The Architecture Billings Index (ABI) published monthly by the American Institute of Architects (AIA) has reported increased demand again for architecture and design services, marking the eighteenth consecutive month with an uptick. While the score for July, 51.0, is down from June’s 53.2—any score above 50 indicates an increase in billings from the prior month—the AIA said in its report “business conditions” remain “stable.”
The last four ABIs have reported slower growth following a post-pandemic increase, which began in January 2021, and was followed up by nationwide issues such as inflation and now looming economic uncertainty.
“Despite architecture services employment recently surpassing pre-pandemic levels, the ABI score this month reflects the slowest growth since January, and marks the fourth straight month with a lower score than the previous month, indicating a slowing trajectory in billings activity,” said AIA Chief Economist Kermit Baker. “With a variety of economic storm clouds continuing to gather, we are likely looking at a period of slower growth going forward.”

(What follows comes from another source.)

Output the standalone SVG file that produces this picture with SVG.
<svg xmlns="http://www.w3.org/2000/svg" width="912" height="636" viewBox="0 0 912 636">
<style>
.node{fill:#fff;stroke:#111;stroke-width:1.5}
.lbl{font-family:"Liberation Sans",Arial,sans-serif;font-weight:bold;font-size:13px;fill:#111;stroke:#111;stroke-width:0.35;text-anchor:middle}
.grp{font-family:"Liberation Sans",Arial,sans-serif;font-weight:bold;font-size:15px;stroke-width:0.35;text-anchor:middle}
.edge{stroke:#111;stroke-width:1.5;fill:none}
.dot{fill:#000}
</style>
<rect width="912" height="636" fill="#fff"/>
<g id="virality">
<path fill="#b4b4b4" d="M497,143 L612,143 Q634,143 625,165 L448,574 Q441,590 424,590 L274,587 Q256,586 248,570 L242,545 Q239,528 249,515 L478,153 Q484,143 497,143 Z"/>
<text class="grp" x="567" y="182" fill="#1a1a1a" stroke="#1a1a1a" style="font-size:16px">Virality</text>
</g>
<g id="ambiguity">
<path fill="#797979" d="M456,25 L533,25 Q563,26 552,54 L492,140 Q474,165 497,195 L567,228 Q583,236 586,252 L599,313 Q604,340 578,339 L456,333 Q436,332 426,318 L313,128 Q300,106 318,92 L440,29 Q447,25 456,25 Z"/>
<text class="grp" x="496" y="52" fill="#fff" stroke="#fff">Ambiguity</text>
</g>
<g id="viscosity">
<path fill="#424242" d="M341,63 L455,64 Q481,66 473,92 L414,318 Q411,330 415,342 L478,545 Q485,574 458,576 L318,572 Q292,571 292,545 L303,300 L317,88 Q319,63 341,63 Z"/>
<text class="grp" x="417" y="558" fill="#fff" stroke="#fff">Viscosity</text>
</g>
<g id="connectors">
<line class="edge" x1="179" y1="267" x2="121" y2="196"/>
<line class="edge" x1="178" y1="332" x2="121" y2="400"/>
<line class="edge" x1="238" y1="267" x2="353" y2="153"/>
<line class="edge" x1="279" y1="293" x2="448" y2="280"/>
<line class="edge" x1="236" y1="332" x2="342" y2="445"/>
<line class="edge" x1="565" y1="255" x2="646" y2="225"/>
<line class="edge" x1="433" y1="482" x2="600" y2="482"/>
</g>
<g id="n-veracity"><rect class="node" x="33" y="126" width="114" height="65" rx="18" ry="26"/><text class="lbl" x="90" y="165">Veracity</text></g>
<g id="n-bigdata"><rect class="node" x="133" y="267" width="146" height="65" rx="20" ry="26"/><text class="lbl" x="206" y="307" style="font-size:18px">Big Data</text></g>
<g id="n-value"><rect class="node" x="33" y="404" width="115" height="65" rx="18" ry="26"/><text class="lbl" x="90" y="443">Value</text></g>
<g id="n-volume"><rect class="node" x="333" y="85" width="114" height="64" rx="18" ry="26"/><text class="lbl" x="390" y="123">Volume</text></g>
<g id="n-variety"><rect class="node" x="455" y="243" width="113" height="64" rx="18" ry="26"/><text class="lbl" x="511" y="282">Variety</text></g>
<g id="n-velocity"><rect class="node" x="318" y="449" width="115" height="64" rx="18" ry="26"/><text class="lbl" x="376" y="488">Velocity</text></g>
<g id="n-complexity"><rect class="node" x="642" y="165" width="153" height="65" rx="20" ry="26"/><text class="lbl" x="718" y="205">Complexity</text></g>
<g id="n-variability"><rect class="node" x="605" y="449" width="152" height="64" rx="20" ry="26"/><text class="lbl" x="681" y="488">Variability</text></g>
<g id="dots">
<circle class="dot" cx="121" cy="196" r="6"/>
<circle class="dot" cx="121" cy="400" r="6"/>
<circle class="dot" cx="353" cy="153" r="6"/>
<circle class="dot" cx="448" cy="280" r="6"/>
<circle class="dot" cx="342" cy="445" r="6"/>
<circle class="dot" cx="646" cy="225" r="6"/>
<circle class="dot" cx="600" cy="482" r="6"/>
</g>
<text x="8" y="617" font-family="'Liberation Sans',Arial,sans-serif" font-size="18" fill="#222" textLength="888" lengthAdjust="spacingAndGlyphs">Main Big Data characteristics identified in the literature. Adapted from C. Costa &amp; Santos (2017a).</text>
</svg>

New project inquiries and design contracts also “moderated,” coming in at 56.1 and 52.9; the growth rate reported in June was 58.2 and 52.2, respectively. While this is a decrease in the score, the AIA said in its report it still indicates “strong” growth and confirmation that developers and homeowners are actively starting projects.
Regionally, billings correspond with the “slowing trajectory” pattern reported by the national average score. In the Northeast, the score decreased slightly reporting in at 48.4, down 0.3 from last month. Similarly, the West and Midwest saw decreases in their growth rates; the West, most notably, was down from 57.8 in June to 51.7. The South is the sole region with an uptick in its billings score 53.6, up from 51.5 in June.

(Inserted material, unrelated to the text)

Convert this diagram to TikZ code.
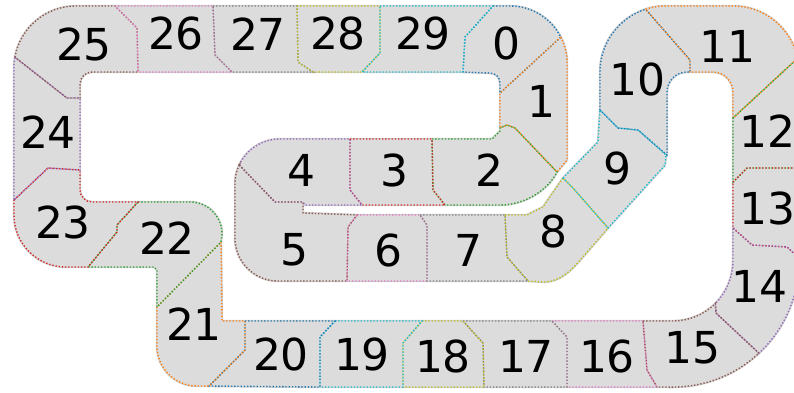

Each monthly report collects data on individual building sectors, including multi-family residential, commercial/industrial, institutional, and mixed practice with the data coming in from responding firms. For the month of July all sectors reported steady, similar scores to the previous month, with residential coming out on top with a score of 52.8. The sector reporting the lowest gains was institutional projects, 49.6 in July and 53.5 reported last month.

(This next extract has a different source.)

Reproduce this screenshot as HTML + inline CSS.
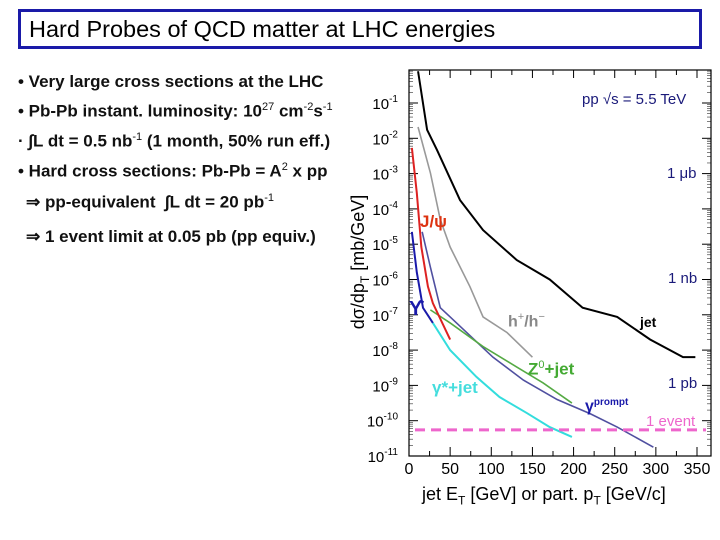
<!DOCTYPE html>
<html><head><meta charset="utf-8"><style>
body{margin:0;width:720px;height:540px;background:#fff;font-family:"Liberation Sans",sans-serif;position:relative;overflow:hidden}
.t{position:absolute;white-space:nowrap}
#title{position:absolute;left:18px;top:9px;width:670px;height:34px;border:3px solid #1a1aa8;font-size:23.5px;line-height:34px;padding-left:8px;box-sizing:content-box}
.b{font-size:17px;font-weight:bold;color:#111}
sup{font-size:11px;font-weight:normal}
</style></head><body>
<div id="title">Hard Probes of QCD matter at LHC energies</div>
<div class="t b" style="left:18px;top:72px">• Very large cross sections at the LHC</div>
<div class="t b" style="left:18px;top:101px">• Pb-Pb instant. luminosity: 10<sup>27</sup> cm<sup>-2</sup>s<sup>-1</sup></div>
<div class="t b" style="left:18px;top:131px">· ∫L dt = 0.5 nb<sup>-1</sup> (1 month, 50% run eff.)</div>
<div class="t b" style="left:18px;top:161px">• Hard cross sections: Pb-Pb = A<sup>2</sup> x pp</div>
<div class="t b" style="left:26px;top:192px">⇒ pp-equivalent &nbsp;∫L dt = 20 pb<sup>-1</sup></div>
<div class="t b" style="left:26px;top:227px">⇒ 1 event limit at 0.05 pb (pp equiv.)</div>
<svg id="chart" width="720" height="540" style="position:absolute;left:0;top:0"></svg>
<script>
const jetPt=[11,22,34,62,90,131,171,211,253,293,333,348];
const jetL=[-0.1,-1.76,-2.33,-3.75,-4.6,-5.45,-6.0,-6.8,-7.06,-7.7,-8.2,-8.2];
const hadPt=[11,26,38,50,74,90,119,150];
const hadL=[-1.68,-2.98,-4.3,-5.08,-6.2,-7.06,-7.5,-8.2];
const jpsiPt=[3.5,9.5,15,23,29,50];
const jpsiL=[-2.27,-3.55,-5.08,-6.2,-6.67,-7.7];
const upsPt=[3.5,9.5,17,29];
const upsL=[-4.65,-5.8,-6.8,-7.23];
const gamPt=[16,26,38,50,70,102,139,180,220,253,297];
const gamL=[-4.65,-5.65,-6.8,-7.06,-7.5,-8.2,-8.85,-9.4,-9.8,-10.18,-10.75];
const zPt=[26,50,90,131,163,198];
const zL=[-6.86,-7.23,-7.9,-8.48,-8.93,-9.5];
const gsPt=[29,50,82,110,143,171,198];
const gsL=[-7.23,-8.0,-8.76,-9.33,-9.78,-10.18,-10.46];
const xTicks=[0,50,100,150,200,250,300,350];
const yTicks=[-1,-2,-3,-4,-5,-6,-7,-8,-9,-10,-11];
const eventL=-10.26;
const X=v=>409+v*288/350, Y=l=>103+(-1-l)*35.3;
const NS='http://www.w3.org/2000/svg', svg=document.getElementById('chart');
function mk(tag,attrs,txt){const e=document.createElementNS(NS,tag);for(const k in attrs)e.setAttribute(k,attrs[k]);if(txt!==undefined)e.textContent=txt;svg.appendChild(e);return e;}
let f=mk('rect',{x:409,y:70,width:302,height:386,fill:'none',stroke:'#000','stroke-width':1.2});


xTicks.forEach(v=>{
 let t=mk('line',{x1:X(v),x2:X(v),y1:456,y2:447,stroke:'#000'});
 
 
 mk('line',{x1:X(v),x2:X(v),y1:70,y2:78,stroke:'#000'});
 if(v<350){mk('line',{x1:X(v+25),x2:X(v+25),y1:456,y2:451,stroke:'#000'});mk('line',{x1:X(v+25),x2:X(v+25),y1:70,y2:75,stroke:'#000'});}
 let l=mk('text',{x:X(v),y:474,'font-size':16,'text-anchor':'middle'},v);
 
 
});
yTicks.forEach(p=>{
 let t=mk('line',{x1:409,x2:418,y1:Y(p),y2:Y(p),stroke:'#000'});
 
 
 mk('line',{x1:702,x2:711,y1:Y(p),y2:Y(p),stroke:'#000'});
 for(let m=2;m<10;m++){const yy=Y(p+Math.log10(m));if(yy>=70){mk('line',{x1:409,x2:413,y1:yy,y2:yy,stroke:'#000','stroke-width':0.5});mk('line',{x1:707,x2:711,y1:yy,y2:yy,stroke:'#000','stroke-width':0.5});}}
 let l=mk('text',{x:398,y:Y(p)+6,'font-size':15,'text-anchor':'end'});
 
 
 l.appendChild(document.createTextNode('10'));
 const s=document.createElementNS(NS,'tspan');s.setAttribute('dy',-7);s.setAttribute('font-size',10);s.textContent=p;l.appendChild(s);
});
function series(px,ly,col,w,name){
 const p=mk('polyline',{points:px.map((v,i)=>X(v)+','+Y(ly[i])).join(' '),fill:'none',stroke:col,'stroke-width':w});
 
 
}
series(jetPt,jetL,'#000',2,'jet-curve');
series(hadPt,hadL,'#999',1.6,'hadron-curve');
series(gamPt,gamL,'#5050a0',1.6,'prompt-photon-curve');
series(zPt,zL,'#55aa44',1.6,'z0-jet-curve');
series(gsPt,gsL,'#33dddd',2,'virtual-photon-jet-curve');
series(jpsiPt,jpsiL,'#dd2222',2,'jpsi-curve');
series(upsPt,upsL,'#1a1aaa',2,'upsilon-curve');
let ev=mk('line',{x1:415,x2:706,y1:Y(eventL),y2:Y(eventL),stroke:'#ee66cc','stroke-width':3,'stroke-dasharray':'10,6'});


</script>
<div class="t" style="left:582px;top:91px;font-size:15px;color:#1a1a7a">pp √s = 5.5 TeV</div>
<div class="t" style="left:667px;top:165px;font-size:15px;color:#1a1a7a">1 μb</div>
<div class="t" style="left:668px;top:270px;font-size:15px;color:#1a1a7a">1 nb</div>
<div class="t" style="left:668px;top:375px;font-size:15px;color:#1a1a7a">1 pb</div>
<div class="t" style="left:646px;top:413px;font-size:15px;color:#ee66cc">1 event</div>
<div class="t" style="left:420px;top:212px;font-size:17px;font-weight:bold;color:#dd3311">J/ψ</div>
<div class="t" style="left:409px;top:298px;font-size:20px;font-weight:bold;color:#1a1aaa">ϒ</div>
<div class="t" style="left:508px;top:311px;font-size:16px;font-weight:bold;color:#888">h<sup>+</sup>/h<sup>−</sup></div>
<div class="t" style="left:640px;top:314px;font-size:14px;font-weight:bold;color:#000">jet</div>
<div class="t" style="left:528px;top:359px;font-size:17px;font-weight:bold;color:#44aa33">Z<sup>0</sup>+jet</div>
<div class="t" style="left:432px;top:378px;font-size:17px;font-weight:bold;color:#44dddd">γ*+jet</div>
<div class="t" style="left:585px;top:398px;font-size:16px;font-weight:bold;color:#1a1aaa">γ<span style="font-size:10px;position:relative;top:-6px">prompt</span></div>
<div class="t" style="left:422px;top:484px;font-size:18px">jet E<sub style="font-size:12px">T</sub> [GeV] or part. p<sub style="font-size:12px">T</sub> [GeV/c]</div>
<div class="t" style="left:360px;top:262px;font-size:18px;transform:translate(-50%,-50%) rotate(-90deg)">dσ/dp<sub style="font-size:12px">T</sub> [mb/GeV]</div>
</body></html>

As we move into the fall will the billings also fall? August saw another month with higher interest rates, after the Federal Reserve raised them 0.75 percent at the end of July, in a calculated effort to lower inflation. This is coupled with reports that housing prices have fallen for the first time in three years and, contrast to that, in New York City the average rent in Manhattan surpassed $5,000 a month. Only time will tell which direction the billings index will go.